There is a larger, and even more troubling, picture here. One of the effects of the tumult inside Arab countries over the past 16 months has been the rise of sectarian differences to the surface, just as happened with the U.S. invasion of Iraq. This, in turn, has further fractured regional relations. Demonstrations in Bahrain by the Shiite majority, and the violent response by that country’s Sunni leaders, provoked Saudi Arabia to send troops to Bahrain to guard against what it claimed was an Iranian-inspired insurgency. And the burgeoning civil war in Syria, in which a Sunni majority has risen up against a ruler from the Shiite Alawite sect, has pitted Turkey and the Gulf states against Iran — and now Iraq. The longer the conflict drags on, the more it is likely to deepen that split.

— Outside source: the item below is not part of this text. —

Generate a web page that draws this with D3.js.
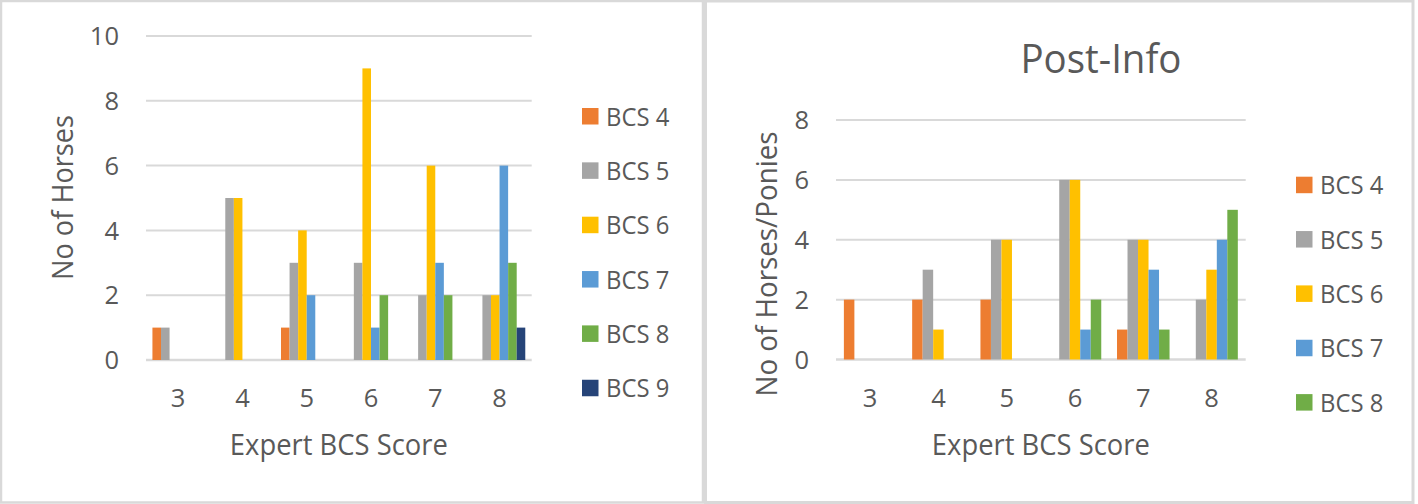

The long-term interests of the United States in the Middle East are the same as those of Arab peoples: the replacement of autocratic regimes with democratic ones, and the replacement of a sectarian narrative with a nonsectarian — or less sectarian — one. George W. Bush’s administration imagined that Iraq would serve as the pivot for that regional transformation. Instead, Iraq under Maliki has become a deeply fragmented state with superficial democratic characteristics, and a net exporter of sectarianism. It offers yet another lesson for American policymakers — in case they needed it — in the unintended consequences of regime change.